Reproduce all the lines exactly as they stand, apart from the pictures.

Data section
=-=-=

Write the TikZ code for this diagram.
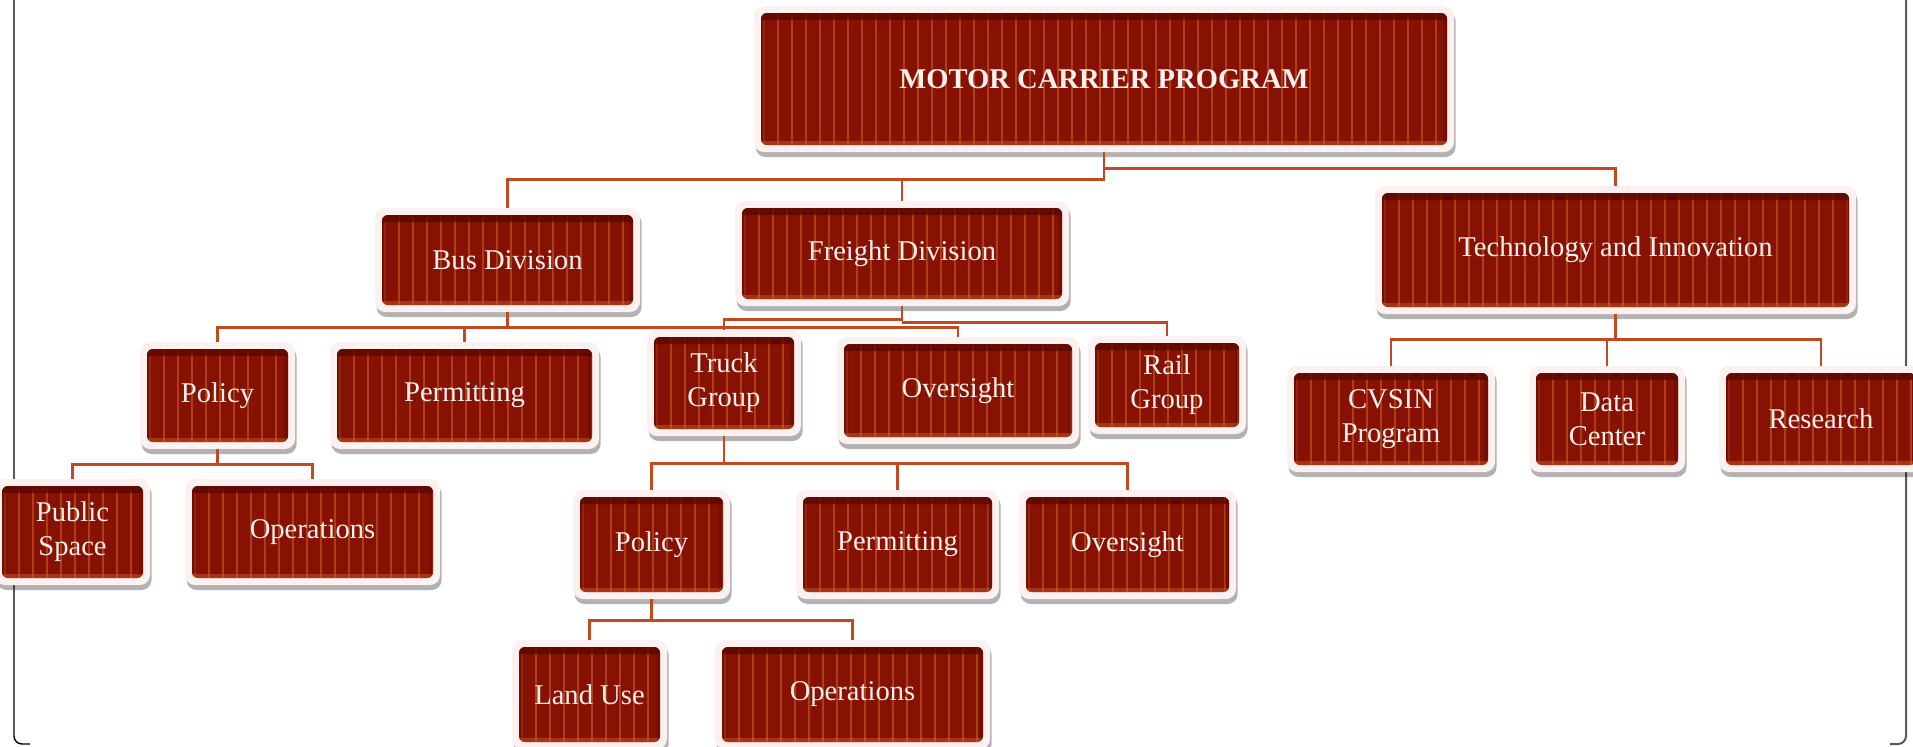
\documentclass[tikz,border=0pt]{standalone}
\usepackage{fontspec}
\setmainfont{Liberation Serif}
\usetikzlibrary{shadows}
\definecolor{boxred}{RGB}{135,17,2}
\definecolor{stripec}{RGB}{205,100,40}
\definecolor{bandc}{RGB}{90,8,0}
\definecolor{rimc}{RGB}{252,240,240}
\definecolor{connc}{RGB}{196,72,32}
\definecolor{txtc}{RGB}{250,240,238}
\tikzset{
  orgbox/.style 2 args={
    minimum width=#1*0.5pt, minimum height=#2*0.5pt, inner sep=0pt,
    rounded corners=5pt, fill=rimc,
    drop shadow={shadow xshift=0.8pt, shadow yshift=-2.5pt, opacity=0.3, fill=black},
    text=txtc, align=center, font=\fontsize{14.3}{17}\selectfont,
    path picture={
      \begin{scope}
      \path[clip, rounded corners=3pt] ([shift={(3.5pt,3.5pt)}]path picture bounding box.south west) rectangle ([shift={(-3.5pt,-3.5pt)}]path picture bounding box.north east);
      \fill[boxred] (path picture bounding box.south west) rectangle (path picture bounding box.north east);
      \foreach \k in {0,...,50}{
        \draw[stripec, line width=0.9pt, opacity=0.55] ([xshift=\k*7pt+5pt]path picture bounding box.south west) -- ([xshift=\k*7pt+5pt]path picture bounding box.north west);
      }
      \fill[bandc, opacity=0.8] ([yshift=-7pt]path picture bounding box.north west) rectangle (path picture bounding box.north east);
      \fill[bandc, opacity=0.4] (path picture bounding box.south west) rectangle ([xshift=5.5pt]path picture bounding box.north west);
      \fill[bandc, opacity=0.4] (path picture bounding box.south east) rectangle ([xshift=-5.5pt]path picture bounding box.north east);
      \fill[stripec, opacity=.45] ([yshift=5.5pt]path picture bounding box.south west) rectangle (path picture bounding box.south east);
      \end{scope}
    }
  },
  conn/.style={draw=connc, line width=1.3pt},
  framel/.style={line width=0.7pt, rounded corners=4pt},
}
\begin{document}
\begin{tikzpicture}[x=0.5pt, y=-0.5pt]
\useasboundingbox (0,0) rectangle (1913,746);
% frame
\draw[framel, black] (14,-5) -- (14,744) -- (30,744);
\draw[framel, black!65, line width=1pt] (1906,-5) -- (1906,744) -- (1890,744);
% nodes
\node[orgbox={700}{146}, font=\bfseries\fontsize{14.3}{17}\selectfont] (mcp) at (1104,79) {MOTOR CARRIER PROGRAM};
\node[orgbox={265}{104}] (bus) at (507.5,260) {Bus Division};
\node[orgbox={334}{105}] (freight) at (902,253.5) {Freight Division};
\node[orgbox={481}{128}] (tech) at (1615.5,250) {Technology and Innovation};
\node[orgbox={155}{107}] (pol1) at (217.5,395.5) {Policy};
\node[orgbox={269}{107}] (perm1) at (464.5,395.5) {Permitting};
\node[orgbox={154}{106}] (truck) at (724,383) {Truck\\Group};
\node[orgbox={242}{107}] (ovF) at (958,390.5) {Oversight};
\node[orgbox={158}{98}] (rail) at (1167,385) {Rail\\Group};
\node[orgbox={155}{106}] (pub) at (72.5,532) {Public\\Space};
\node[orgbox={255}{106}] (ops1) at (312.5,532) {Operations};
\node[orgbox={157}{109}] (pol2) at (651.5,544.5) {Policy};
\node[orgbox={203}{109}] (perm2) at (897.5,544.5) {Permitting};
\node[orgbox={217}{109}] (ov2) at (1127.5,544.5) {Oversight};
\node[orgbox={155}{109}] (land) at (589.5,694.5) {Land Use};
\node[orgbox={275}{109}] (ops2) at (852.5,694.5) {Operations};
\node[orgbox={208}{106}] (cvsin) at (1391,419) {CVSIN\\Program};
\node[orgbox={156}{106}] (data) at (1607,419) {Data\\Center};
\node[orgbox={204}{106}] (res) at (1821,419) {Research};
% connectors
\draw[conn] (mcp.south) -- ++(0,27) coordinate (j0) -| (bus.north);
\draw[conn] (j0) -| (freight.north);
\draw[conn] ([yshift=-8pt]mcp.south) -| (tech.north);
\draw[conn] (bus.south) -- ++(0,15) coordinate (j1) -| (pol1.north);
\draw[conn] (j1) -| (perm1.north);
\draw[conn] (j1) -| (ovF.north);
\draw[conn] (freight.south) -- ++(0,13) coordinate (j2) -| (truck.north);
\draw[conn] ([yshift=-8pt]freight.south) -| (rail.north);
\draw[conn] (pol1.south) -- ++(0,15) coordinate (j3) -| (pub.north);
\draw[conn] (j3) -| (ops1.north);
\draw[conn] (truck.south) -- ++(0,27) coordinate (j4) -| (pol2.north);
\draw[conn] (j4) -| (perm2.north);
\draw[conn] (j4) -| (ov2.north);
\draw[conn] (pol2.south) -- ++(0,21) coordinate (j5) -| (land.north);
\draw[conn] (j5) -| (ops2.north);
\draw[conn] (tech.south) -- ++(0,25) coordinate (j6) -| (cvsin.north);
\draw[conn] (j6) -| (data.north);
\draw[conn] (j6) -| (res.north);
\end{tikzpicture}
\end{document}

=-=-=

Full response
Write the TikZ code for this diagram.
\documentclass[tikz,border=0pt]{standalone}
\usepackage{fontspec}
\setmainfont{Liberation Serif}
\usetikzlibrary{shadows}
\definecolor{boxred}{RGB}{135,17,2}
\definecolor{stripec}{RGB}{205,100,40}
\definecolor{bandc}{RGB}{90,8,0}
\definecolor{rimc}{RGB}{252,240,240}
\definecolor{connc}{RGB}{196,72,32}
\definecolor{txtc}{RGB}{250,240,238}
\tikzset{
  orgbox/.style 2 args={
    minimum width=#1*0.5pt, minimum height=#2*0.5pt, inner sep=0pt,
    rounded corners=5pt, fill=rimc,
    drop shadow={shadow xshift=0.8pt, shadow yshift=-2.5pt, opacity=0.3, fill=black},
    text=txtc, align=center, font=\fontsize{14.3}{17}\selectfont,
    path picture={
      \begin{scope}
      \path[clip, rounded corners=3pt] ([shift={(3.5pt,3.5pt)}]path picture bounding box.south west) rectangle ([shift={(-3.5pt,-3.5pt)}]path picture bounding box.north east);
      \fill[boxred] (path picture bounding box.south west) rectangle (path picture bounding box.north east);
      \foreach \k in {0,...,50}{
        \draw[stripec, line width=0.9pt, opacity=0.55] ([xshift=\k*7pt+5pt]path picture bounding box.south west) -- ([xshift=\k*7pt+5pt]path picture bounding box.north west);
      }
      \fill[bandc, opacity=0.8] ([yshift=-7pt]path picture bounding box.north west) rectangle (path picture bounding box.north east);
      \fill[bandc, opacity=0.4] (path picture bounding box.south west) rectangle ([xshift=5.5pt]path picture bounding box.north west);
      \fill[bandc, opacity=0.4] (path picture bounding box.south east) rectangle ([xshift=-5.5pt]path picture bounding box.north east);
      \fill[stripec, opacity=.45] ([yshift=5.5pt]path picture bounding box.south west) rectangle (path picture bounding box.south east);
      \end{scope}
    }
  },
  conn/.style={draw=connc, line width=1.3pt},
  framel/.style={line width=0.7pt, rounded corners=4pt},
}
\begin{document}
\begin{tikzpicture}[x=0.5pt, y=-0.5pt]
\useasboundingbox (0,0) rectangle (1913,746);
% frame
\draw[framel, black] (14,-5) -- (14,744) -- (30,744);
\draw[framel, black!65, line width=1pt] (1906,-5) -- (1906,744) -- (1890,744);
% nodes
\node[orgbox={700}{146}, font=\bfseries\fontsize{14.3}{17}\selectfont] (mcp) at (1104,79) {MOTOR CARRIER PROGRAM};
\node[orgbox={265}{104}] (bus) at (507.5,260) {Bus Division};
\node[orgbox={334}{105}] (freight) at (902,253.5) {Freight Division};
\node[orgbox={481}{128}] (tech) at (1615.5,250) {Technology and Innovation};
\node[orgbox={155}{107}] (pol1) at (217.5,395.5) {Policy};
\node[orgbox={269}{107}] (perm1) at (464.5,395.5) {Permitting};
\node[orgbox={154}{106}] (truck) at (724,383) {Truck\\Group};
\node[orgbox={242}{107}] (ovF) at (958,390.5) {Oversight};
\node[orgbox={158}{98}] (rail) at (1167,385) {Rail\\Group};
\node[orgbox={155}{106}] (pub) at (72.5,532) {Public\\Space};
\node[orgbox={255}{106}] (ops1) at (312.5,532) {Operations};
\node[orgbox={157}{109}] (pol2) at (651.5,544.5) {Policy};
\node[orgbox={203}{109}] (perm2) at (897.5,544.5) {Permitting};
\node[orgbox={217}{109}] (ov2) at (1127.5,544.5) {Oversight};
\node[orgbox={155}{109}] (land) at (589.5,694.5) {Land Use};
\node[orgbox={275}{109}] (ops2) at (852.5,694.5) {Operations};
\node[orgbox={208}{106}] (cvsin) at (1391,419) {CVSIN\\Program};
\node[orgbox={156}{106}] (data) at (1607,419) {Data\\Center};
\node[orgbox={204}{106}] (res) at (1821,419) {Research};
% connectors
\draw[conn] (mcp.south) -- ++(0,27) coordinate (j0) -| (bus.north);
\draw[conn] (j0) -| (freight.north);
\draw[conn] ([yshift=-8pt]mcp.south) -| (tech.north);
\draw[conn] (bus.south) -- ++(0,15) coordinate (j1) -| (pol1.north);
\draw[conn] (j1) -| (perm1.north);
\draw[conn] (j1) -| (ovF.north);
\draw[conn] (freight.south) -- ++(0,13) coordinate (j2) -| (truck.north);
\draw[conn] ([yshift=-8pt]freight.south) -| (rail.north);
\draw[conn] (pol1.south) -- ++(0,15) coordinate (j3) -| (pub.north);
\draw[conn] (j3) -| (ops1.north);
\draw[conn] (truck.south) -- ++(0,27) coordinate (j4) -| (pol2.north);
\draw[conn] (j4) -| (perm2.north);
\draw[conn] (j4) -| (ov2.north);
\draw[conn] (pol2.south) -- ++(0,21) coordinate (j5) -| (land.north);
\draw[conn] (j5) -| (ops2.north);
\draw[conn] (tech.south) -- ++(0,25) coordinate (j6) -| (cvsin.north);
\draw[conn] (j6) -| (data.north);
\draw[conn] (j6) -| (res.north);
\end{tikzpicture}
\end{document}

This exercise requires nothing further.